The Reverend Ezra Stiles (1727-1795) was born in North Haven, Connecticut, the son of Isaac Stiles, a Yale-educated Congregational minister. Ezra entered Yale himself at age fifteen and graduated at nineteen. Three years later he entered the ministry. As a young man he also studied law and conducted experiments in electricity.
In 1755, at the age of twenty-eight Stiles took an assignment as minister of Newport’s Second Congregational Church where he served with distinction for over two decades. Stiles was a first-rate preacher described as “always tolerant and distressed by sectarian bickering.” During his tenure in Newport, Stiles became an intellectual and civic leader. He served as librarian of Redwood Library and, though a Congregationalist, wrote the initial draft of the charter for Rhode Island College (later Brown University) which called for mutual tolerance and religious liberty and prohibited all religious tests for either faculty or students.

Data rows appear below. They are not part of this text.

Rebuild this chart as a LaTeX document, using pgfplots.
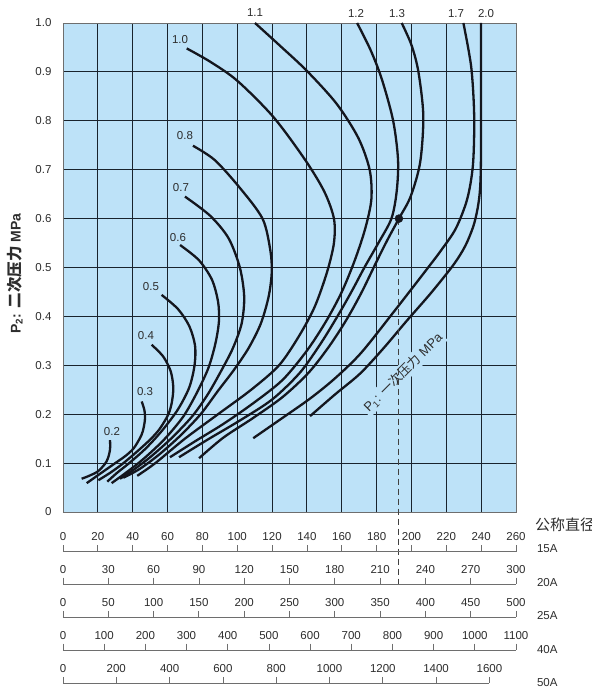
\documentclass[border=0pt]{standalone}
\usepackage{fontspec}
\setmainfont{Liberation Sans}
\newfontfamily\cjk{Noto Sans CJK SC}
\usepackage{pgfplots}
\pgfplotsset{compat=1.18}
\definecolor{bgblue}{RGB}{189,226,248}
\definecolor{gridc}{RGB}{25,35,45}
\definecolor{curvec}{RGB}{20,22,30}
\definecolor{axc}{RGB}{110,110,110}
\definecolor{txt}{RGB}{45,45,45}
\pgfplotsset{
  cv/.style={curvec, line width=2.3pt, smooth, tension=0.5, no marks},
  scaleaxis/.style={
    scale only axis, height=5pt, ymin=0, ymax=1,
    anchor=north west,
    axis x line=top, axis y line=none,
    axis line style={-, axc, line width=0.8pt},
    x axis line style={-},
    tick align=outside, major tick length=6.5pt,
    tick style={axc, line width=0.8pt},
    xticklabel style={font=\fontsize{11.5}{13}\selectfont, text=txt, inner sep=1pt, yshift=3pt},
    scaled x ticks=false,
    /pgf/number format/1000 sep={},
    /pgf/number format/assume math mode=true,
  }
}
\begin{document}
\begin{tikzpicture}[x=1pt,y=1pt]
\useasboundingbox (-63pt,-177pt) rectangle (529pt,512pt);
\begin{axis}[
  at={(0pt,0pt)}, anchor=south west,
  scale only axis, width=453pt, height=489pt,
  xmin=0,xmax=260,ymin=0,ymax=1,
  xtick={0,20,...,260}, xticklabels={},
  ytick={0,0.1,0.2,0.3,0.4,0.5,0.6,0.7,0.8,0.9,1.0},
  yticklabels={0,0.1,0.2,0.3,0.4,0.5,0.6,0.7,0.8,0.9,1.0},
  grid=major, major grid style={gridc, line width=0.9pt},
  major tick length=0pt,
  axis background/.style={fill=bgblue},
  axis line style={axc, line width=0.9pt},
  clip=false,
  yticklabel style={font=\fontsize{11.5}{13}\selectfont, text=txt, xshift=-8pt},
]
% 0.2
\addplot[cv] coordinates {(27.0,0.147) (27.0,0.128) (25.8,0.110) (24.0,0.098) (20.0,0.083) (15.0,0.074) (10.7,0.068)};
% 0.3
\addplot[cv] coordinates {(45.2,0.226) (46.8,0.207) (47.0,0.188) (45.8,0.165) (44,0.15) (40.5,0.13) (36,0.115) (30,0.1) (22,0.08) (13.6,0.059)};
% 0.4
\addplot[cv] coordinates {(50.9,0.342) (57.5,0.318) (61.8,0.288) (63.3,0.255) (62.5,0.225) (60.5,0.2) (55.5,0.17) (50,0.148) (42,0.122) (34,0.098) (27,0.08) (20.3,0.065)};
% 0.5
\addplot[cv] coordinates {(56.6,0.444) (66,0.415) (72.5,0.38) (75.8,0.34) (75.5,0.3) (72.5,0.255) (66,0.21) (57,0.167) (47.5,0.13) (38,0.1) (31,0.08) (25.4,0.062)};
% 0.6
\addplot[cv] coordinates {(67.2,0.546) (78,0.515) (85.5,0.475) (89,0.43) (89.5,0.39) (87.5,0.345) (83.5,0.295) (77,0.245) (69,0.195) (58,0.148) (46,0.108) (36,0.08) (27.9,0.059)};
% 0.7
\addplot[cv] coordinates {(70,0.645) (84.4,0.606) (95,0.56) (101.5,0.5) (104,0.44) (102.5,0.385) (97.5,0.335) (91,0.29) (83,0.24) (74,0.195) (62,0.15) (50,0.112) (40,0.085) (32.7,0.068)};
% 0.8
\addplot[cv] coordinates {(74.6,0.749) (87,0.72) (101,0.665) (114.5,0.6) (119,0.535) (119.8,0.49) (118,0.44) (113.5,0.385) (106.5,0.335) (98,0.29) (89,0.248) (79,0.2) (67,0.155) (55,0.117) (44,0.088) (34.6,0.070)};
% 1.0
\addplot[cv] coordinates {(71,0.948) (84.4,0.921) (100,0.882) (120.7,0.808) (139,0.72) (150,0.655) (155.5,0.6) (155.5,0.55) (151.5,0.49) (144.5,0.42) (135.5,0.36) (124,0.3) (108,0.25) (89,0.2) (70,0.15) (53,0.1) (42.6,0.074)};
% 1.1
\addplot[cv] coordinates {(110.2,1.0) (125,0.952) (140,0.902) (157,0.835) (169.5,0.765) (176,0.7) (177,0.64) (173.5,0.58) (167.5,0.515) (160,0.45) (151,0.39) (140,0.33) (126,0.27) (109,0.222) (92,0.18) (76,0.145) (61.4,0.112)};
% 1.2
\addplot[cv] coordinates {(168.8,1.0) (176.5,0.945) (183,0.885) (189.5,0.8) (192.3,0.72) (191.5,0.655) (188.5,0.6) (181,0.55) (173,0.5) (165.5,0.45) (157.5,0.4) (148,0.345) (136,0.285) (120,0.23) (101,0.186) (83,0.148) (66.6,0.112)};
% 1.3
\addplot[cv] coordinates {(194.4,1.0) (200,0.955) (204,0.9) (206.8,0.81) (205,0.715) (199.5,0.645) (192.8,0.6) (186,0.555) (179,0.505) (171.5,0.45) (163,0.395) (153,0.34) (141,0.285) (126,0.235) (109,0.192) (92,0.152) (78.1,0.11)};
% 1.7
\addplot[cv] coordinates {(229.8,1.0) (234.3,0.91) (236,0.81) (235.3,0.71) (232,0.64) (225.5,0.58) (217,0.535) (208.5,0.495) (190,0.41) (171,0.325) (156,0.273) (141.8,0.232) (125,0.19) (109.2,0.151)};
% 2.0
\addplot[cv] coordinates {(239.9,1.0) (239.9,0.85) (239.8,0.7) (238.8,0.64) (236,0.59) (231,0.545) (224,0.505) (211,0.447) (197.3,0.391) (184,0.335) (170.5,0.283) (156,0.24) (141.8,0.196)};

\begin{scope}[font=\fontsize{11.5}{13}\selectfont, text=txt]
\node at (axis cs:28.1,0.164) {0.2};
\node at (axis cs:47.1,0.247) {0.3};
\node at (axis cs:47.6,0.36) {0.4};
\node at (axis cs:50.5,0.462) {0.5};
\node at (axis cs:66,0.562) {0.6};
\node at (axis cs:67.7,0.663) {0.7};
\node at (axis cs:70,0.769) {0.8};
\node at (axis cs:67.2,0.967) {1.0};
\node at (axis cs:110.2,1.022) {1.1};
\node at (axis cs:168.2,1.02) {1.2};
\node at (axis cs:191.7,1.02) {1.3};
\node at (axis cs:225.6,1.02) {1.7};
\node at (axis cs:242.8,1.02) {2.0};
\end{scope}
\node[rotate=45, fill=bgblue, inner sep=2pt, font=\fontsize{13}{15}\selectfont, text=txt] at (axis cs:195.2,0.285) {P\textsubscript{1}: {\cjk 一次压力} MPa};
\end{axis}

% overlay axis: dashed reading line and operating point
\begin{axis}[
  at={(0pt,0pt)}, anchor=south west,
  scale only axis, width=453pt, height=489pt,
  xmin=0,xmax=260,ymin=0,ymax=1, hide axis, clip=false,
]
\addplot[sharp plot, no marks, black!75, line width=1pt, dash pattern=on 6pt off 4pt] coordinates {(192.8,0.6) (192.8,-0.1472)};
\addplot[only marks, mark=*, mark size=4pt, curvec] coordinates {(192.8,0.6)};
\end{axis}

% nominal diameter scales
\begin{axis}[scaleaxis, at={(0pt,-39.7pt)}, width=453pt, xmin=0, xmax=260, xtick={0,20,...,260}]
\end{axis}
\begin{axis}[scaleaxis, at={(0pt,-72pt)}, width=453pt, xmin=0, xmax=300, xtick={0,30,...,300}]
\end{axis}
\begin{axis}[scaleaxis, at={(0pt,-105.3pt)}, width=453pt, xmin=0, xmax=500, xtick={0,50,...,500}]
\end{axis}
\begin{axis}[scaleaxis, at={(0pt,-138pt)}, width=453pt, xmin=0, xmax=1100, xtick={0,100,...,1100}]
\end{axis}
\begin{axis}[scaleaxis, at={(0pt,-171.3pt)}, width=426.4pt, xmin=0, xmax=1600, xtick={0,200,...,1600}]
\end{axis}

\begin{scope}[font=\fontsize{11.5}{13}\selectfont, text=txt]
\node[anchor=west] at (470.5pt,-37pt) {15A};
\node[anchor=west] at (470.5pt,-70.7pt) {20A};
\node[anchor=west] at (470.5pt,-104pt) {25A};
\node[anchor=west] at (470.5pt,-137.3pt) {40A};
\node[anchor=west] at (470.5pt,-170.3pt) {50A};
\end{scope}
\node[anchor=west, inner sep=0pt, font=\cjk\fontsize{15}{17}\selectfont, text=txt] at (472pt,-13pt) {公称直径};
\node[rotate=90, font=\bfseries\fontsize{14}{16}\selectfont, text=txt] at (-48pt,238.5pt) {P\textsubscript{2}: {\cjk\bfseries\fontsize{15.5}{17}\selectfont 二次压力} MPa};
\end{tikzpicture}
\end{document}
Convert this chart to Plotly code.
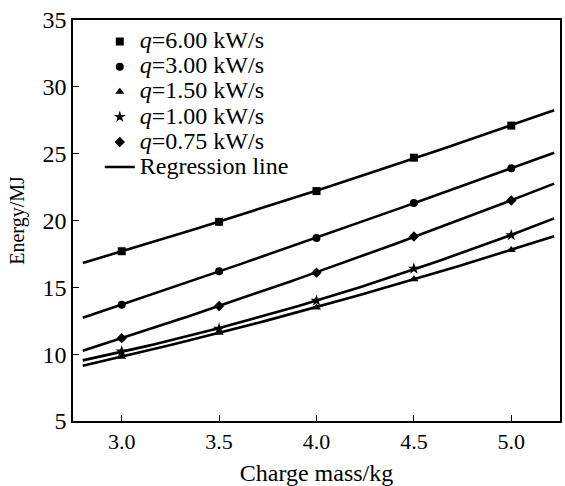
import numpy as np
import plotly.graph_objects as go

mass = [3.0, 3.5, 4.0, 4.5, 5.0]
labels = ["6.00", "3.00", "1.50", "1.00", "0.75"]
e_600 = [17.7, 19.9, 22.2, 24.7, 27.1]
e_300 = [13.7, 16.2, 18.7, 21.3, 23.9]
e_150 = [9.8, 11.6, 13.5, 15.6, 17.8]
e_100 = [10.2, 11.9, 14.0, 16.4, 18.9]
e_075 = [11.2, 13.6, 16.1, 18.8, 21.5]
series = [e_600, e_300, e_150, e_100, e_075]
symbols = ["square", "circle", "triangle-up", "star", "diamond"]
fit_range = [2.8, 5.22]

SERIF = "Liberation Serif"

fig = go.Figure()
for lab, ys, sym in zip(labels, series, symbols):
    fig.add_trace(go.Scatter(
        x=mass, y=ys, mode="markers",
        marker=dict(symbol=sym, size=8 if sym != "star" else 9, color="black"),
        name='<span style="font-size:24px"><i>q</i>=%s kW/s</span>' % lab,
    ))

xs = np.linspace(fit_range[0], fit_range[1], 60)
for i, ys in enumerate(series):
    c = np.polyfit(mass, ys, 2)
    fig.add_trace(go.Scatter(
        x=xs, y=np.polyval(c, xs), mode="lines",
        line=dict(color="black", width=2.6),
        name='<span style="font-size:24px">Regression line</span>',
        showlegend=(i == 0),
    ))

fig.update_layout(
    width=565, height=486,
    margin=dict(l=73, r=3, t=20, b=63),
    paper_bgcolor="white", plot_bgcolor="white",
    font=dict(family=SERIF, color="black"),
    showlegend=True,
    legend=dict(
        x=0.055, y=0.99, xanchor="left", yanchor="top",
        font=dict(size=17, family=SERIF, color="black"),
        bgcolor="rgba(0,0,0,0)", borderwidth=0,
        tracegroupgap=0, itemwidth=30,
    ),
    xaxis=dict(
        range=[2.75, 5.25], tickvals=mass, ticktext=["3.0", "3.5", "4.0", "4.5", "5.0"],
        showgrid=False, zeroline=False,
        showline=True, linecolor="black", linewidth=1.5, mirror=True,
        ticks="inside", ticklen=6, tickcolor="black", tickwidth=1.2,
        tickfont=dict(size=22, family=SERIF, color="black"),
        title=dict(text="Charge mass/kg", font=dict(size=24, family=SERIF, color="black"), standoff=12),
    ),
    yaxis=dict(
        range=[5, 35], tickvals=[5, 10, 15, 20, 25, 30, 35],
        showgrid=False, zeroline=False,
        showline=True, linecolor="black", linewidth=1.5, mirror=True,
        ticks="inside", ticklen=6, tickcolor="black", tickwidth=1.2,
        tickfont=dict(size=24, family=SERIF, color="black"),
        title=dict(text="Energy/MJ", font=dict(size=20, family=SERIF, color="black"), standoff=12),
    ),
)

fig.write_html("out.html")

In the decade prior to the Revolution, Stiles became a spokesman for the patriot cause and left Newport in December, 1776 when the British came to occupy that town. Stiles was an indefatigable note-taker and writer. In 1769 he began a literary diary which reached fifteen volumes by the time of his death in 1795. This record is a major source for events in pre-Revolutionary Rhode Island and for the progress of the war in New England. In addition, Stiles wrote six volumes of manuscript notes on this travels (“Itineraries”) from 1760 to 1794 and a host of other papers which he donated to the archives of Yale University.
Because of Stiles reputation as one of the most literate and learned men in New England, in 1778 he was called to his alma mater, Yale, to become its president and a professor of ecclesiastical history. In his later years, his sermons and writings were notable for their espousal of democracy and their opposition to slavery. In May 1795, at the age of sixty-seven, the still active and enormously productive Stiles, contracted a fever and died within a week. His notable career is detailed in a fine biography by Edmund S. Morgan appropriately entitled The Gentle Puritan (1962).